# Exercise data start

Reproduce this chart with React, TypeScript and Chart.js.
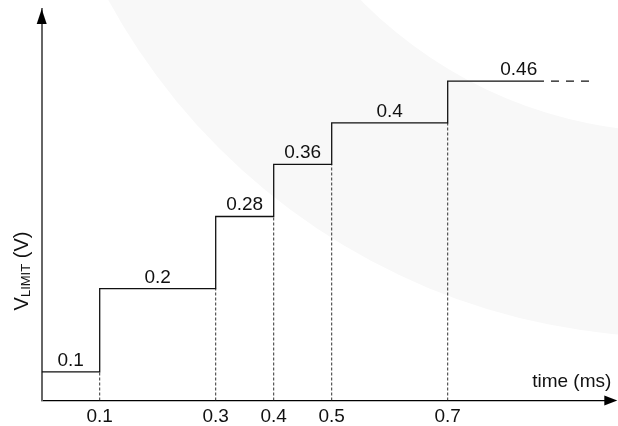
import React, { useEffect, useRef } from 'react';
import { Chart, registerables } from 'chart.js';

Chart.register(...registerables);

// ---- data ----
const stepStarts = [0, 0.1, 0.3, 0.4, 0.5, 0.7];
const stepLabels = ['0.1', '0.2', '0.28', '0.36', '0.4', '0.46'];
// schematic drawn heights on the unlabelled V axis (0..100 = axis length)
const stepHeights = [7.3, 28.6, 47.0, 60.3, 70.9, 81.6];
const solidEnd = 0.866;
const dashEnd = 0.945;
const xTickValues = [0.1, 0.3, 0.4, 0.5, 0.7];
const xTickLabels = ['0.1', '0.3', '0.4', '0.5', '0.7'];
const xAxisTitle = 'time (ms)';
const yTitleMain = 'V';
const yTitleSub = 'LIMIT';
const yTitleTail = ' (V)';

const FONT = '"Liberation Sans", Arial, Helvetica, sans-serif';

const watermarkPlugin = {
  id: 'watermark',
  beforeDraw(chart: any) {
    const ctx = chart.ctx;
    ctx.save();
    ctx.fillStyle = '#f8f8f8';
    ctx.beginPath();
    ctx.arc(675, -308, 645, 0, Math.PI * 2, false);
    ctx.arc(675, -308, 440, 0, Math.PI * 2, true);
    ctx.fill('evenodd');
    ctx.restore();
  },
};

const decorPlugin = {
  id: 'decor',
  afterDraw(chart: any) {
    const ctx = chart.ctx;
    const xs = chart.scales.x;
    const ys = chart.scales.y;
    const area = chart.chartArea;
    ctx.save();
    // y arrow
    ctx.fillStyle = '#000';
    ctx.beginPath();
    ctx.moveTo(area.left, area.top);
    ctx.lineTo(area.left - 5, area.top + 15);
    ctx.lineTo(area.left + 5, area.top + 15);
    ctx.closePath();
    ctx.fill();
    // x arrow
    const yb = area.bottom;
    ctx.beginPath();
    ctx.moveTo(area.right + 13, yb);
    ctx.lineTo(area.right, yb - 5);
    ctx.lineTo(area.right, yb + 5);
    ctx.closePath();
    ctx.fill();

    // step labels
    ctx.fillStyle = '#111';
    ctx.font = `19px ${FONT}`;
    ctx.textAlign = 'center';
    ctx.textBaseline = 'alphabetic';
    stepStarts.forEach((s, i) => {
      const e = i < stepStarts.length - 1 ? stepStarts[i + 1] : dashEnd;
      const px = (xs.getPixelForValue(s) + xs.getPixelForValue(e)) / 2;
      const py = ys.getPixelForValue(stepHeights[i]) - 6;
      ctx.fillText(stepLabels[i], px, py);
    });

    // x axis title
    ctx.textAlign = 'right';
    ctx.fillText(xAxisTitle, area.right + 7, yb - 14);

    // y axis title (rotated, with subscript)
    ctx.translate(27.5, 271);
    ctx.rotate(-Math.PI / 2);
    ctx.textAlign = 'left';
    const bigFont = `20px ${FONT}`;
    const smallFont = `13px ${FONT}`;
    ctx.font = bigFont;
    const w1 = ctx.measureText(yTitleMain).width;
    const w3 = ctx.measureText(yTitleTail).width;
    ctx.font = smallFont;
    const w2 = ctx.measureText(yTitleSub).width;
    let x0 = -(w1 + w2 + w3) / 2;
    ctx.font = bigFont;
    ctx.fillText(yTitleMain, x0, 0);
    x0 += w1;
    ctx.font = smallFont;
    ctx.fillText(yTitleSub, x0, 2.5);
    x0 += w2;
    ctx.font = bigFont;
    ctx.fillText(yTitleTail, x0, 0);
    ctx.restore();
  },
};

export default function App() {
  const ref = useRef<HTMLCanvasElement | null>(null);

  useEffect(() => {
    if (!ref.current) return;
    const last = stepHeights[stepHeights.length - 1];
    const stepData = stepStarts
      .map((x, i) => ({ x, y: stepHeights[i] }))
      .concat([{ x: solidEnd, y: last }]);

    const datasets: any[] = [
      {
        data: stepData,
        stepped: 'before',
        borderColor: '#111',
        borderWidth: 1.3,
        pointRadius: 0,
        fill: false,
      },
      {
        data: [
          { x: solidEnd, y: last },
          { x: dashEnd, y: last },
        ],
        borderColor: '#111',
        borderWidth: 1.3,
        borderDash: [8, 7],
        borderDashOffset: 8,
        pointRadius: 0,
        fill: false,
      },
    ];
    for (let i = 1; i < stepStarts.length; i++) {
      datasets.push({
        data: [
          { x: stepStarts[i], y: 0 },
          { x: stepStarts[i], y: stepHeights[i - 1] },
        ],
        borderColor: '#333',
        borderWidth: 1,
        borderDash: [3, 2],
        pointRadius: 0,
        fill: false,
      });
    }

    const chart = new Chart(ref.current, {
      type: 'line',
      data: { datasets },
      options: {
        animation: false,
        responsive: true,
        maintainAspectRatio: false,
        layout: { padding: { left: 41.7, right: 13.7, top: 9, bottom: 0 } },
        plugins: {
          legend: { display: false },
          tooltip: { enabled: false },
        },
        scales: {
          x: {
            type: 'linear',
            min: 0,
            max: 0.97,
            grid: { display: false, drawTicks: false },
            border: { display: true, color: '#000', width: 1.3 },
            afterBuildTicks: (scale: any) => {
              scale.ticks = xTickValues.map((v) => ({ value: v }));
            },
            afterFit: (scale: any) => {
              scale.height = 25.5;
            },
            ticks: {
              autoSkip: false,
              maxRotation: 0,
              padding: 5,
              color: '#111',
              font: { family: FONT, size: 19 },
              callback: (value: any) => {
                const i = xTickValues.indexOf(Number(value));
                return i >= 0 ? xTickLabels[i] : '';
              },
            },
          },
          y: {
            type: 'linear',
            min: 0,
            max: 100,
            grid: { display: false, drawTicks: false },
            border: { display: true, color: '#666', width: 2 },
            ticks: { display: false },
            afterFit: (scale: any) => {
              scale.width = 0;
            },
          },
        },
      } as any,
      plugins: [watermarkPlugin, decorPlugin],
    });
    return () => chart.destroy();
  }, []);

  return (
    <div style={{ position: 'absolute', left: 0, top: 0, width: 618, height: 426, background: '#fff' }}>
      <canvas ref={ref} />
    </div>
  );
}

# Exercise data end
# Exercise data start

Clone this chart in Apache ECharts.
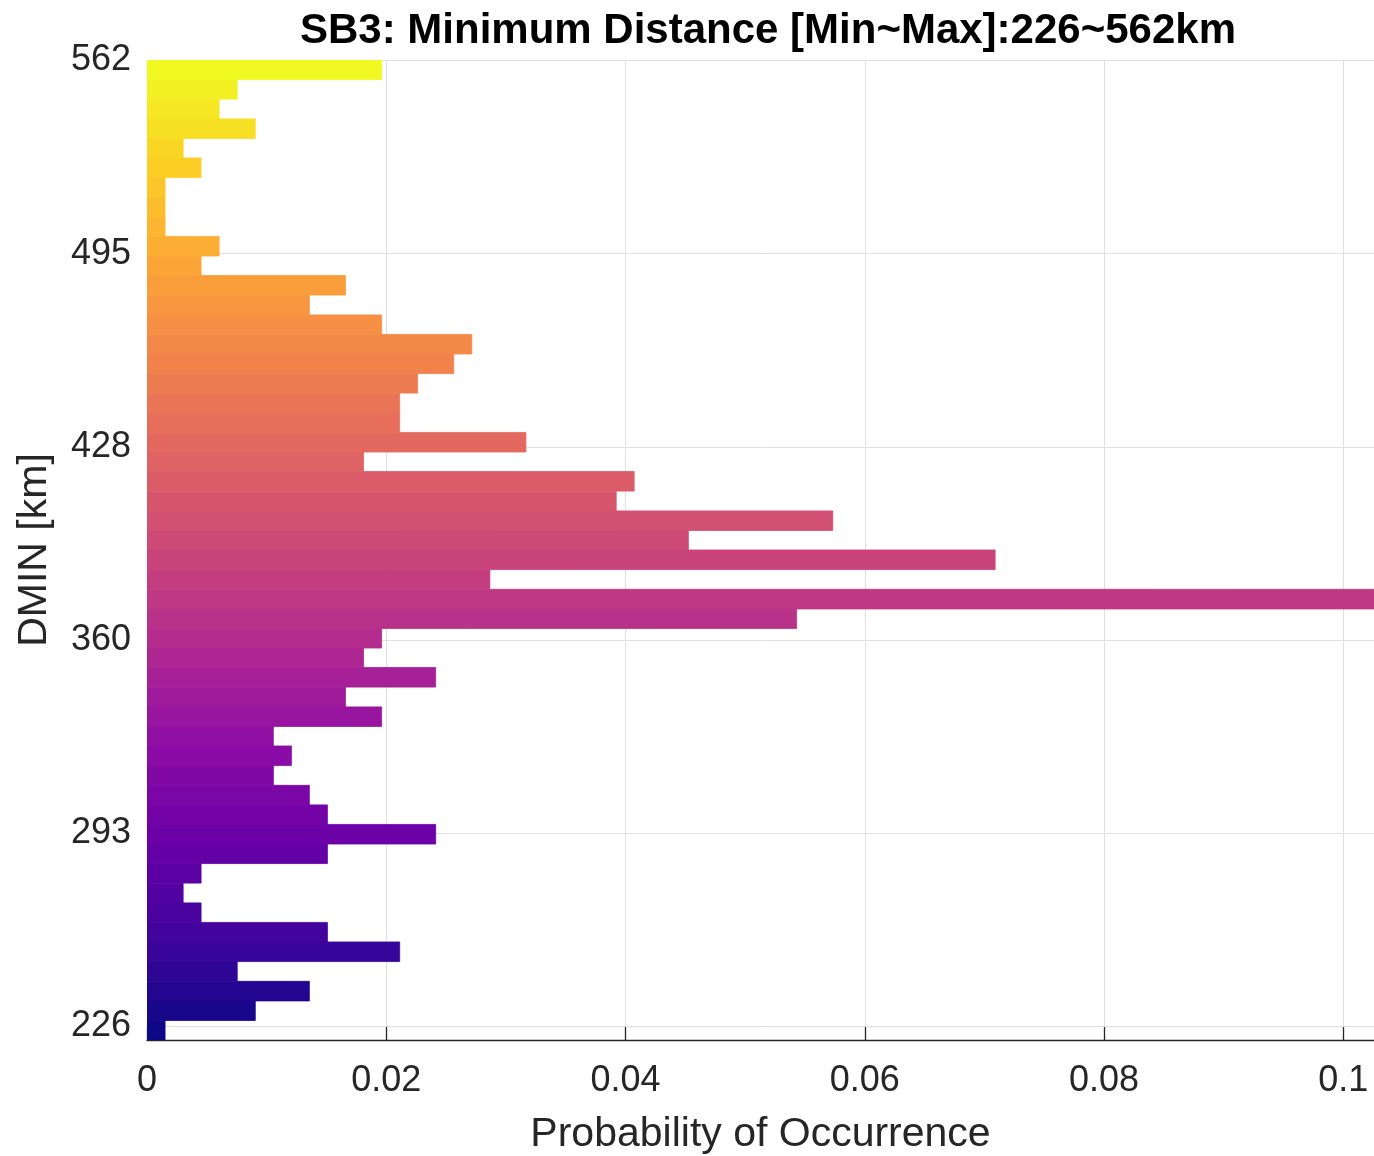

# Exercise data end

#### [What this task involves]
Copy every line of the entries above in which "with" occurs.

#### [Result of this task]
Reproduce this chart with React, TypeScript and Chart.js.
    // y axis title (rotated, with subscript)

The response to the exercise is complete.